Ann Arbor’s Tobacco Ban for Minors: A Word Collage

Welcome to 2017! In addition to having a narcissist president who tricked people into thinking they’d get their jobs back, residents of Ann Arbor under age 21 are now legally forbidden to buy tobacco products effective 2017. (The post-apocalyptic dystopian Hellscape of America is materializing at a chipper clip.)

The Age of Maturity Act maintains that a person’s simple decision to purchase tobacco and beginning the slow corruption of their once-buoyant, youthful body is restricted to those aged 21 and over. (Paraphrasing here, of course.)

Hoping to promote a healthier lifestyle, Dr. Jessie Kimbrough Marshall, the medical director of Washtenaw County Public Health, believes, “the law will save lives” and prevent tobacco addiction.

However, many Ann Arborites have taken flooded our public colloquium (i.e. MLive’s comment section) to express concern that the ordinance discourages independent thinking as the liberal nanny state’s final knell. Does not a profound nicotine addiction cultivated over many years constitute a discouragement of independent thinking?

It’s not that Dr. Marshall’s intention to uphold public health through the under-21 tobacco ban is without merit. Statistics show that 95% of adults started smoking before age 21. One more barrier to entry only reserves the sweet reprieve of nicotine entering the bloodstream for minors crafty enough to buy tobacco products in Ypsilanti.

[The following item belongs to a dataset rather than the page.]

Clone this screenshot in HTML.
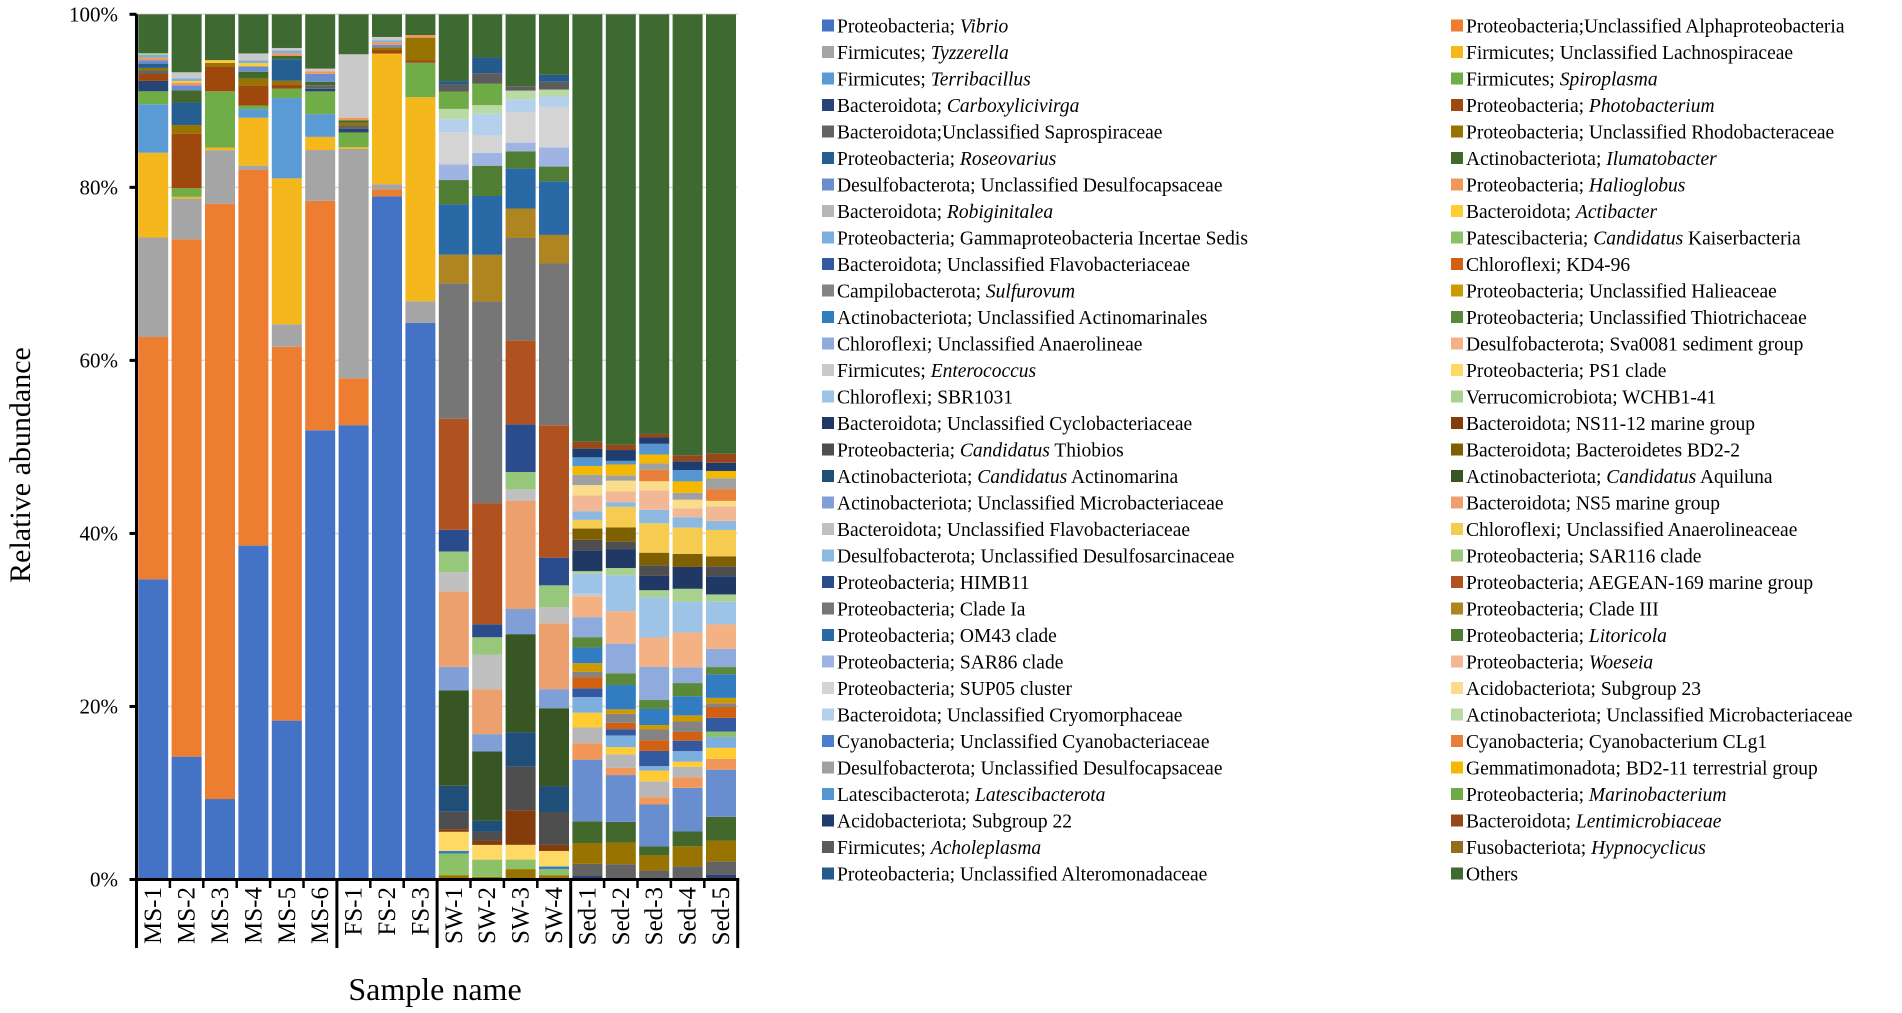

We can all recite your drunk uncle’s go-to shtick about being legally allowed to vote for the president, enlist in the army to kill or be killed overseas, purchase a firearm and even get married, yet now you have to wait until you’re 21 to buy alcohol. Let’s just savor the idea that, at least in Ann Arbor, drunken family members lecturing younger relatives about the retrospective ubiquity of vice items can now tout tobacco as among the poisons oppressed in the name of public health.